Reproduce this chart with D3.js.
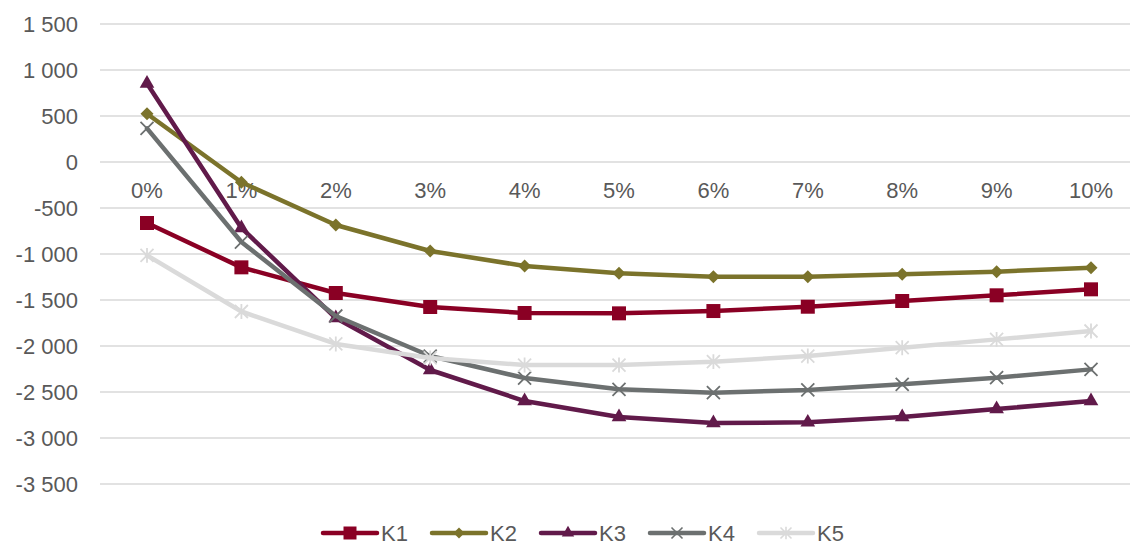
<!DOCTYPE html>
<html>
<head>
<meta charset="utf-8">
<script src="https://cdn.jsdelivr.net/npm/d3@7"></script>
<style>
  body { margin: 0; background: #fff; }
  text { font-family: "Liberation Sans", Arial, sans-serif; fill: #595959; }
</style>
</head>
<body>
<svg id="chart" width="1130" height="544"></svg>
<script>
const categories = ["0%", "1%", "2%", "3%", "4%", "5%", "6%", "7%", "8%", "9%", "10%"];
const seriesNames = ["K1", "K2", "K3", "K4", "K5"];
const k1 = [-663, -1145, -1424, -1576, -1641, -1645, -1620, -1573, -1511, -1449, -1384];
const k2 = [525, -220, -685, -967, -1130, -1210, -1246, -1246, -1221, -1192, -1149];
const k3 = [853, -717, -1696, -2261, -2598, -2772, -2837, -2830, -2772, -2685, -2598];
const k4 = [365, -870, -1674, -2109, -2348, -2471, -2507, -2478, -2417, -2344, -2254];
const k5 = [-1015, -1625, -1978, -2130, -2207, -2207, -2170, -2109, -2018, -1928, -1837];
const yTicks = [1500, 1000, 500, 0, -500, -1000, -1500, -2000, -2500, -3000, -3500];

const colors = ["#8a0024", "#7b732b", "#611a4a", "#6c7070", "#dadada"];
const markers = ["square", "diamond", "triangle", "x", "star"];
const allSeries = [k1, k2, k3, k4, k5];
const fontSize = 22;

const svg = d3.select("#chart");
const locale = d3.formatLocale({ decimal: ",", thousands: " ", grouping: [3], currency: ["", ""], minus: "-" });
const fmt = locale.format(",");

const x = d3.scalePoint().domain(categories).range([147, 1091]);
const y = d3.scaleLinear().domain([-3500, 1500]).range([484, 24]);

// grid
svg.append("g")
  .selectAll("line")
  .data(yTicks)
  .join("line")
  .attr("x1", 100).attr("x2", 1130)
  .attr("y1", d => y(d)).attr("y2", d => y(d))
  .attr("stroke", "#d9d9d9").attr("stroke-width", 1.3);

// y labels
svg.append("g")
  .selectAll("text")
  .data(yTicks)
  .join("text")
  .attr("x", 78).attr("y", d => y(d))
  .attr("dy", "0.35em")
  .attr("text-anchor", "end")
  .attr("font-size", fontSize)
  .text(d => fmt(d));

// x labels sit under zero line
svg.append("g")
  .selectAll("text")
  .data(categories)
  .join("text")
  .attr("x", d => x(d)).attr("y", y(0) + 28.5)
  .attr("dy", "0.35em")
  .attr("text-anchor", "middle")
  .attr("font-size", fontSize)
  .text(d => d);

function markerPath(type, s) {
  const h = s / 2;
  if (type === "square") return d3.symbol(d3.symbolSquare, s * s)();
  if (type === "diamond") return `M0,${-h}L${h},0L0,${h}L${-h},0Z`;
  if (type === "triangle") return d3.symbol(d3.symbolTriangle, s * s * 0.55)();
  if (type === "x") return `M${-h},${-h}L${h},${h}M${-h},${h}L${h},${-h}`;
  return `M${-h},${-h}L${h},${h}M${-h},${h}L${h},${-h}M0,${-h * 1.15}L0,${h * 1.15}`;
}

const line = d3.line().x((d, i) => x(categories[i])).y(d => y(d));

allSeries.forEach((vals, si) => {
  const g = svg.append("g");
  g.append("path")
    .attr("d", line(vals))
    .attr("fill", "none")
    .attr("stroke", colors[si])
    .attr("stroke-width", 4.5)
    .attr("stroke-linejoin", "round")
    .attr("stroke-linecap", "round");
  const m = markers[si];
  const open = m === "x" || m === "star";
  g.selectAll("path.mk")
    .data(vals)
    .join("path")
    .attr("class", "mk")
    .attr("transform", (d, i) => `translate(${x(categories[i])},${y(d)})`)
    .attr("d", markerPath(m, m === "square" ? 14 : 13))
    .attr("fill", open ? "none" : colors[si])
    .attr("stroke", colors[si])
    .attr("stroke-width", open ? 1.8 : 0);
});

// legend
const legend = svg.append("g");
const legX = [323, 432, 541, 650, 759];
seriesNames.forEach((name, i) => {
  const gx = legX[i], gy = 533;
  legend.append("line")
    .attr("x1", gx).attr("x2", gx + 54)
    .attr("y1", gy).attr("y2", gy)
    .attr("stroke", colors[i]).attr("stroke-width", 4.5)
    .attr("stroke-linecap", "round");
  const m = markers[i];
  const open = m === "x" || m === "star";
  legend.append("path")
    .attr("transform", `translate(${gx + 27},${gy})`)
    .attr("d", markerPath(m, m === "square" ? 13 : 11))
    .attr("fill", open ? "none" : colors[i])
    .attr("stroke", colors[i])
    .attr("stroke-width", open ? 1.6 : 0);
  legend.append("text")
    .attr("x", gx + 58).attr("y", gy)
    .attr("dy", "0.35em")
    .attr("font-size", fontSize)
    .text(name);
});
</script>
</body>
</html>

=-=-=

WRITTEN PROBLEM>
Make an exact copy of the data, leaving its pictures out.

THE SOLUTION>
Reproduce this chart with D3.js.
<!DOCTYPE html>
<html>
<head>
<meta charset="utf-8">
<script src="https://cdn.jsdelivr.net/npm/d3@7"></script>
<style>
  body { margin: 0; background: #fff; }
  text { font-family: "Liberation Sans", Arial, sans-serif; fill: #595959; }
</style>
</head>
<body>
<svg id="chart" width="1130" height="544"></svg>
<script>
const categories = ["0%", "1%", "2%", "3%", "4%", "5%", "6%", "7%", "8%", "9%", "10%"];
const seriesNames = ["K1", "K2", "K3", "K4", "K5"];
const k1 = [-663, -1145, -1424, -1576, -1641, -1645, -1620, -1573, -1511, -1449, -1384];
const k2 = [525, -220, -685, -967, -1130, -1210, -1246, -1246, -1221, -1192, -1149];
const k3 = [853, -717, -1696, -2261, -2598, -2772, -2837, -2830, -2772, -2685, -2598];
const k4 = [365, -870, -1674, -2109, -2348, -2471, -2507, -2478, -2417, -2344, -2254];
const k5 = [-1015, -1625, -1978, -2130, -2207, -2207, -2170, -2109, -2018, -1928, -1837];
const yTicks = [1500, 1000, 500, 0, -500, -1000, -1500, -2000, -2500, -3000, -3500];

const colors = ["#8a0024", "#7b732b", "#611a4a", "#6c7070", "#dadada"];
const markers = ["square", "diamond", "triangle", "x", "star"];
const allSeries = [k1, k2, k3, k4, k5];
const fontSize = 22;

const svg = d3.select("#chart");
const locale = d3.formatLocale({ decimal: ",", thousands: " ", grouping: [3], currency: ["", ""], minus: "-" });
const fmt = locale.format(",");

const x = d3.scalePoint().domain(categories).range([147, 1091]);
const y = d3.scaleLinear().domain([-3500, 1500]).range([484, 24]);

// grid
svg.append("g")
  .selectAll("line")
  .data(yTicks)
  .join("line")
  .attr("x1", 100).attr("x2", 1130)
  .attr("y1", d => y(d)).attr("y2", d => y(d))
  .attr("stroke", "#d9d9d9").attr("stroke-width", 1.3);

// y labels
svg.append("g")
  .selectAll("text")
  .data(yTicks)
  .join("text")
  .attr("x", 78).attr("y", d => y(d))
  .attr("dy", "0.35em")
  .attr("text-anchor", "end")
  .attr("font-size", fontSize)
  .text(d => fmt(d));

// x labels sit under zero line
svg.append("g")
  .selectAll("text")
  .data(categories)
  .join("text")
  .attr("x", d => x(d)).attr("y", y(0) + 28.5)
  .attr("dy", "0.35em")
  .attr("text-anchor", "middle")
  .attr("font-size", fontSize)
  .text(d => d);

function markerPath(type, s) {
  const h = s / 2;
  if (type === "square") return d3.symbol(d3.symbolSquare, s * s)();
  if (type === "diamond") return `M0,${-h}L${h},0L0,${h}L${-h},0Z`;
  if (type === "triangle") return d3.symbol(d3.symbolTriangle, s * s * 0.55)();
  if (type === "x") return `M${-h},${-h}L${h},${h}M${-h},${h}L${h},${-h}`;
  return `M${-h},${-h}L${h},${h}M${-h},${h}L${h},${-h}M0,${-h * 1.15}L0,${h * 1.15}`;
}

const line = d3.line().x((d, i) => x(categories[i])).y(d => y(d));

allSeries.forEach((vals, si) => {
  const g = svg.append("g");
  g.append("path")
    .attr("d", line(vals))
    .attr("fill", "none")
    .attr("stroke", colors[si])
    .attr("stroke-width", 4.5)
    .attr("stroke-linejoin", "round")
    .attr("stroke-linecap", "round");
  const m = markers[si];
  const open = m === "x" || m === "star";
  g.selectAll("path.mk")
    .data(vals)
    .join("path")
    .attr("class", "mk")
    .attr("transform", (d, i) => `translate(${x(categories[i])},${y(d)})`)
    .attr("d", markerPath(m, m === "square" ? 14 : 13))
    .attr("fill", open ? "none" : colors[si])
    .attr("stroke", colors[si])
    .attr("stroke-width", open ? 1.8 : 0);
});

// legend
const legend = svg.append("g");
const legX = [323, 432, 541, 650, 759];
seriesNames.forEach((name, i) => {
  const gx = legX[i], gy = 533;
  legend.append("line")
    .attr("x1", gx).attr("x2", gx + 54)
    .attr("y1", gy).attr("y2", gy)
    .attr("stroke", colors[i]).attr("stroke-width", 4.5)
    .attr("stroke-linecap", "round");
  const m = markers[i];
  const open = m === "x" || m === "star";
  legend.append("path")
    .attr("transform", `translate(${gx + 27},${gy})`)
    .attr("d", markerPath(m, m === "square" ? 13 : 11))
    .attr("fill", open ? "none" : colors[i])
    .attr("stroke", colors[i])
    .attr("stroke-width", open ? 1.6 : 0);
  legend.append("text")
    .attr("x", gx + 58).attr("y", gy)
    .attr("dy", "0.35em")
    .attr("font-size", fontSize)
    .text(name);
});
</script>
</body>
</html>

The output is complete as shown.